Mobile customers use the web differently
With the proliferation of mobile data traffic, it is easy to forget that the iPhone is only about six years old and the iPad less than 3 years old. The mass market adoption of web enabled mobile devices is a relatively new phenomenon. Customers are only just beginning to explore what they can do on smartphones and tablets. They are also only just beginning to understand how they prefer to use them. Consumer behavior is evolving and mobile devices are a main driver of that change. You can see it in the way text fields are being optimized. They are becoming more friendly, requiring fewer inputs and fewer touches to complete a purchase.
Brands haven’t spent much time responding to this trend. They’ve been preoccupied trying to launch ecommerce initiatives on desktop. Regardless, it is clear mobile devices are not going away and brands must provide a viable mobile solution. Customers are on their mobile devices and they are using the web as it suits them.
Mobile use is situation specific
During our research for a major boating company’s website, many current boat owners expressed a desire to access maintenance and care information when out on the water or working on their boat. This type of situation specific need is a logical reason to visit the site but the current website isn’t designed to serve customers in this way. Looking up product information at dealer showrooms and at boat trade shows is another situation specific need well suited to mobile devices.
Sites that offer mobile friendly content will offer the best customer experiences.
Additionally, customers are also using mobile devices to supplement in-store visits. According to a Google study, 26% of sporting goods purchases from mobile happen in store versus 6% of customers who never view the product at all (source: Carabetta and Marchant, 2013). It shouldn’t be surprising that mobile customers access brand sites while shopping at local sporting goods retailers. Knowledgeable staff are not always available and accessing the brand website for official product details, features and benefits is seemingly quick and easy. As situation specific needs increase, mobile device use will increase. Sites that offer mobile friendly content will offer the best customer experiences.
Making mobile a priority
Athletic and Outdoor brands are also seeing increases in the amount of time and dollars a mobile customer spends on the site. In our research and experience building Athletic and Outdoor brand websites, we have found that improving the mobile experience significantly increases the amount of dollars spent and the amount of traffic. One particular client made mobile a priority and saw a 240% increase in mobile customer spending per visit from 2011 to 2012. Mobile traffic increased 190% during that same period. According to Google’s research team, 16% of all Google searches were performed on smart phones and tablets in 2012. Additionally, 60% of mobile customers spend $100 more than desktop customers (source: Carabetta and Marchant, 2013).
Mobile apps as a solution
Some Athletic and Outdoor brands have used native mobile apps to appeal to the mobile audience. For the most part mobile apps do not address the issue. Customers want to be able to research and complete purchases using their mobile devices. They will use the method that is easiest for them, so customers will only use them if the apps easily assist in achieving their goals. The challenge is that the additional tasks of searching through hundreds of thousands of apps in an app store, downloading, and then managing yet another app is proving to be a significant deterrent. Adding to that, apps have limited functionality versus websites, can be expensive and need to be updated continuously by a programmer.
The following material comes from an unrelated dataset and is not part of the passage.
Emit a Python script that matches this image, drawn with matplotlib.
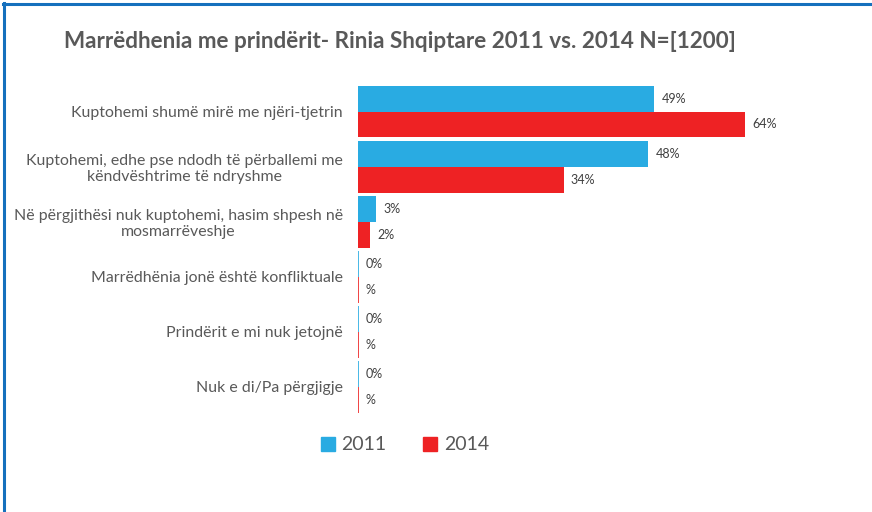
import matplotlib.pyplot as plt
import numpy as np
from matplotlib.patches import Patch
from matplotlib.lines import Line2D

plt.rcParams['font.family'] = ['Lato', 'DejaVu Sans']

categories = [
    "Kuptohemi shumë mirë me njëri-tjetrin",
    "Kuptohemi, edhe pse ndodh të përballemi me\nkëndvështrime të ndryshme",
    "Në përgjithësi nuk kuptohemi, hasim shpesh në\nmosmarrëveshje",
    "Marrëdhënia jonë është konfliktuale",
    "Prindërit e mi nuk jetojnë",
    "Nuk e di/Pa përgjigje",
]
vals_2011 = [49, 48, 3, 0, 0, 0]
vals_2014 = [64, 34, 2, 0, 0, 0]
labels_2011 = ["49%", "48%", "3%", "0%", "0%", "0%"]
labels_2014 = ["64%", "34%", "2%", "%", "%", "%"]
series = ["2011", "2014"]

blue = '#29abe2'
red = '#ee2224'
grey = '#595959'

fig = plt.figure(figsize=(8.72, 5.12), dpi=100)
ax = fig.add_axes([358/872, 1 - 414.5/512, 423.5/872, 330.5/512])

y = np.arange(len(categories))
h = 0.47
v11 = np.array(vals_2011)
v14 = np.array(vals_2014)
# zero bars still show as a thin coloured line
ax.barh(y - h/2, v11, height=h, color=blue, edgecolor=blue,
        linewidth=np.where(v11 == 0, 1.2, 0))
ax.barh(y + h/2, v14, height=h, color=red, edgecolor=red,
        linewidth=np.where(v14 == 0, 1.2, 0))

for i in range(len(categories)):
    ax.text(v11[i] + 1.2, y[i] - h/2, labels_2011[i], va='center', ha='left',
            fontsize=9, color='#404040')
    ax.text(v14[i] + 1.2, y[i] + h/2, labels_2014[i], va='center', ha='left',
            fontsize=9, color='#404040')

ax.set_xlim(0, 70)
ax.set_ylim(len(categories) - 0.5, -0.5)
ax.set_yticks(y)
ax.set_yticklabels(categories, fontsize=11.4, color=grey, multialignment='center')
ax.tick_params(axis='y', length=0, pad=11)
ax.set_xticks([])
for s in ax.spines.values():
    s.set_visible(False)

fig.text(400/872, 1 - 42/512, "Marrëdhenia me prindërit- Rinia Shqiptare 2011 vs. 2014 N=[1200]",
         ha='center', va='center', fontsize=16.2, fontweight='bold', color=grey)

handles = [Patch(color=blue), Patch(color=red)]
fig.legend(handles, series, loc='center', bbox_to_anchor=(405/872, 1 - 445/512),
           ncol=2, frameon=False, fontsize=14, labelcolor=grey,
           handlelength=0.7, handleheight=0.7, handletextpad=0.35, columnspacing=1.9)

# blue frame on top and left edge
fig.add_artist(Line2D([3/872, 1], [1 - 4/512, 1 - 4/512], color='#1570bd', lw=2.2, transform=fig.transFigure))
fig.add_artist(Line2D([4/872, 4/872], [0, 1 - 3/512], color='#1570bd', lw=2.2, transform=fig.transFigure))

fig.savefig('out.png', dpi=100)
There are few times when an app is truly necessary. Apps are necessary when brands needs access to the sensors or data on the device to perform its function, such as those used by the gaming industry. Few Athletic and Outdoor brands require the use of a customer’s contacts or photos to help the customer complete a purchase. As such, making the brand’s website render properly on mobile devices with varying screen sizes is the most efficient and effective manner for taking advantage of the boom in the customer’s mobile purchasing habits.
Responsive Design as a solution
When web access was dominated by desktop, brands only needed to consider a handful of screen sizes for their website. The use of fixed desktop browser breakpoints is less expensive to implement and easier to test. Designers could feel confident that the experience of the vast majority of web visitors would be consistent. But as the number of screen sizes have increased with the proliferation of smartphones and tablets, designers had an increasingly difficult time ensuring a quality web experience. Quality of experience is important. 57% of customers won’t recommend businesses with poorly designed mobile sites to their friends. 40% will simply visit a competitor site when a site is difficult to navigate (source: Carabetta and Marchant, 2013).
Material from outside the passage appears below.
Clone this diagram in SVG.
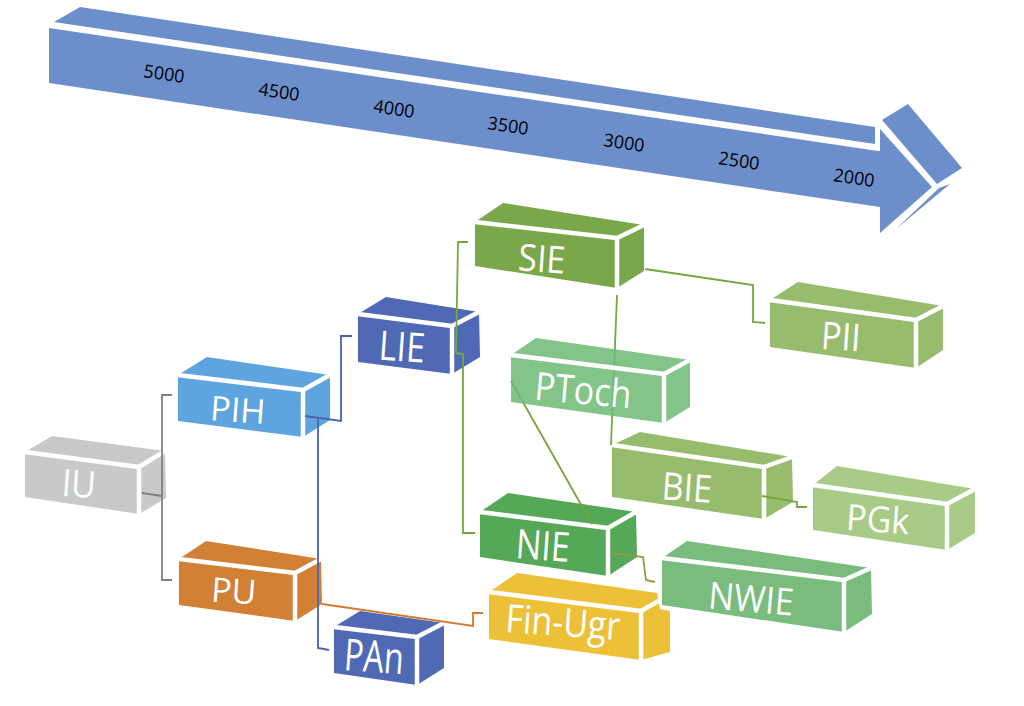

Responsive Design has provided a solution: responsive layouts are fluid and visible at all sizes. It is an effective solution to providing a consistent user experience across an increasing number of devices, without the need to design specifically for each one.
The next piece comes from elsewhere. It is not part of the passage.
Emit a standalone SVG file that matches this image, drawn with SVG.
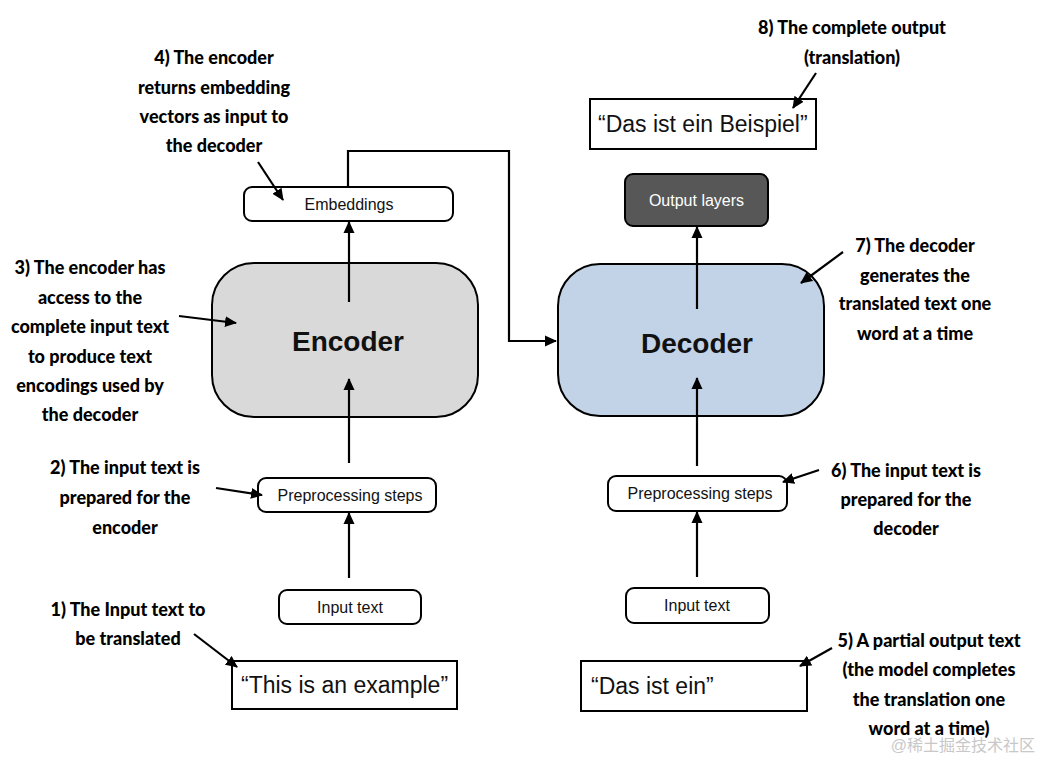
<svg xmlns="http://www.w3.org/2000/svg" width="1042" height="761" viewBox="0 0 1042 761">
<defs>
<marker id="ah" markerWidth="12" markerHeight="12" refX="11" refY="6" orient="auto" markerUnits="userSpaceOnUse">
<path d="M0,0.5 L12,6 L0,11.5 Z" fill="#000"/>
</marker>
<style>
.box{fill:#fff;stroke:#000;stroke-width:2}
.lbl{font-family:"Liberation Sans",Arial,sans-serif;font-size:16px;fill:#111;text-anchor:middle}
.big{font-family:"Liberation Sans",Arial,sans-serif;font-size:28px;font-weight:bold;fill:#111;text-anchor:middle}
.quote{font-family:"Liberation Sans",Arial,sans-serif;font-size:23px;fill:#111}
.ann{font-family:Lato,"Open Sans",sans-serif;font-size:18px;font-weight:900;fill:#000;text-anchor:middle}
.arr{fill:none;stroke:#000;stroke-width:2.2;marker-end:url(#ah)}
</style>
</defs>
<rect width="1042" height="761" fill="#fff"/>

<g id="embeddings">
<rect class="box" x="244" y="187" width="209" height="34" rx="8"/>
<text class="lbl" x="349" y="209.5">Embeddings</text>
</g>
<g id="encoder">
<rect x="212" y="263" width="266" height="154" rx="42" fill="#d9d9d9" stroke="#000" stroke-width="2"/>
<text class="big" x="348" y="351">Encoder</text>
</g>
<g id="preprocessing-enc">
<rect class="box" x="258" y="478" width="178" height="34" rx="8"/>
<text class="lbl" x="350" y="500.5">Preprocessing steps</text>
</g>
<g id="input-enc">
<rect class="box" x="279" y="590" width="142" height="34" rx="8"/>
<text class="lbl" x="350" y="612.5">Input text</text>
</g>
<g id="source-text">
<rect class="box" x="232" y="661" width="225" height="48"/>
<text class="quote" x="241" y="693">“This is an example”</text>
</g>

<g id="output-text">
<rect class="box" x="590" y="99" width="226" height="50"/>
<text class="quote" x="598" y="132">“Das ist ein Beispiel”</text>
</g>
<g id="output-layers">
<rect x="625" y="174" width="143" height="52" rx="8" fill="#575757" stroke="#000" stroke-width="2"/>
<text class="lbl" x="696.5" y="205.5" style="fill:#fff">Output layers</text>
</g>
<g id="decoder">
<rect x="558" y="264" width="266" height="152" rx="42" fill="#c2d2e7" stroke="#000" stroke-width="2"/>
<text class="big" x="697" y="353">Decoder</text>
</g>
<g id="preprocessing-dec">
<rect class="box" x="608" y="476" width="179" height="35" rx="8"/>
<text class="lbl" x="700" y="498.5">Preprocessing steps</text>
</g>
<g id="input-dec">
<rect class="box" x="626" y="588" width="143" height="35" rx="8"/>
<text class="lbl" x="697" y="610.5">Input text</text>
</g>
<g id="partial-text">
<rect class="box" x="581" y="661" width="226" height="50"/>
<text class="quote" x="591" y="694">“Das ist ein”</text>
</g>

<g id="connectors">
<line class="arr" x1="349" y1="302" x2="349" y2="222"/>
<line class="arr" x1="349" y1="463" x2="349" y2="379"/>
<line class="arr" x1="349" y1="578" x2="349" y2="513"/>
<polyline class="arr" points="348,187 348,151 509,151 509,341 556,341"/>
<line class="arr" x1="697" y1="309" x2="697" y2="227"/>
<line class="arr" x1="697" y1="466" x2="697" y2="378"/>
<line class="arr" x1="697" y1="577" x2="697" y2="512"/>
<line class="arr" x1="258" y1="162" x2="283" y2="200"/>
<line class="arr" x1="816" y1="73" x2="793" y2="108"/>
<line class="arr" x1="179" y1="316" x2="236" y2="323"/>
<line class="arr" x1="216" y1="488" x2="262" y2="495"/>
<line class="arr" x1="194" y1="634" x2="237" y2="667"/>
<line class="arr" x1="843" y1="252" x2="801" y2="283"/>
<line class="arr" x1="819" y1="470" x2="783" y2="482"/>
<line class="arr" x1="832" y1="648" x2="800" y2="666"/>
</g>

<g id="annotations">
<text class="ann" x="214"><tspan x="214" y="64">4) The encoder</tspan><tspan x="214" y="94">returns embedding</tspan><tspan x="214" y="123">vectors as input to</tspan><tspan x="214" y="152">the decoder</tspan></text>
<text class="ann" x="852"><tspan x="852" y="34">8) The complete output</tspan><tspan x="852" y="64">(translation)</tspan></text>
<text class="ann" x="90"><tspan x="90" y="274">3) The encoder has</tspan><tspan x="90" y="304">access to the</tspan><tspan x="90" y="333">complete input text</tspan><tspan x="90" y="363">to produce text</tspan><tspan x="90" y="392">encodings used by</tspan><tspan x="90" y="421">the decoder</tspan></text>
<text class="ann" x="125"><tspan x="125" y="474">2) The input text is</tspan><tspan x="125" y="504">prepared for the</tspan><tspan x="125" y="534">encoder</tspan></text>
<text class="ann" x="128"><tspan x="128" y="616">1) The Input text to</tspan><tspan x="128" y="645">be translated</tspan></text>
<text class="ann" x="915"><tspan x="915" y="252">7) The decoder</tspan><tspan x="915" y="282">generates the</tspan><tspan x="915" y="310">translated text one</tspan><tspan x="915" y="340">word at a time</tspan></text>
<text class="ann" x="906"><tspan x="906" y="477">6) The input text is</tspan><tspan x="906" y="506">prepared for the</tspan><tspan x="906" y="535">decoder</tspan></text>
<text class="ann" x="929"><tspan x="929" y="647">5) A partial output text</tspan><tspan x="929" y="676">(the model completes</tspan><tspan x="929" y="706">the translation one</tspan><tspan x="929" y="735">word at a time)</tspan></text>
</g>
<text x="1035" y="751" text-anchor="end" style="font-family:'Liberation Sans','Noto Sans CJK SC',sans-serif;font-size:16px;fill:#c8c8c8">@稀土掘金技术社区</text>
</svg>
Mobile can no longer be ignored. For brands to do so would be at their peril. Google analysts, Carabetta and Marchant suggests that digital budgets should represent 25% of a company’s overall marketing budget. For most brands that number is currently much closer to 15%. Smartphone and tablet adoption rates are soaring, as is the corresponding data traffic. Neither show signs of abating.
Customers are spending both more time and money while on mobile devices, and they are doing so while engaged in situations that encourage research and immediate purchase. Brands wishing to capitalize on these trends will need to think deeply about customer needs and how to serve them on more and more web connected mobile devices.
Cisco Visual Networking Index: Global Mobile Data Traffic Forecast Update, 2011–2016 (February 14, 2012).
Alison Carabetta and Natalie Marchant, “The Digital Journey of Outdoor Sports Enthusiasts presented by Google,” Outdoor Retailer Winter Market 2013 (Salt Lake City, UT), January 24, 2013.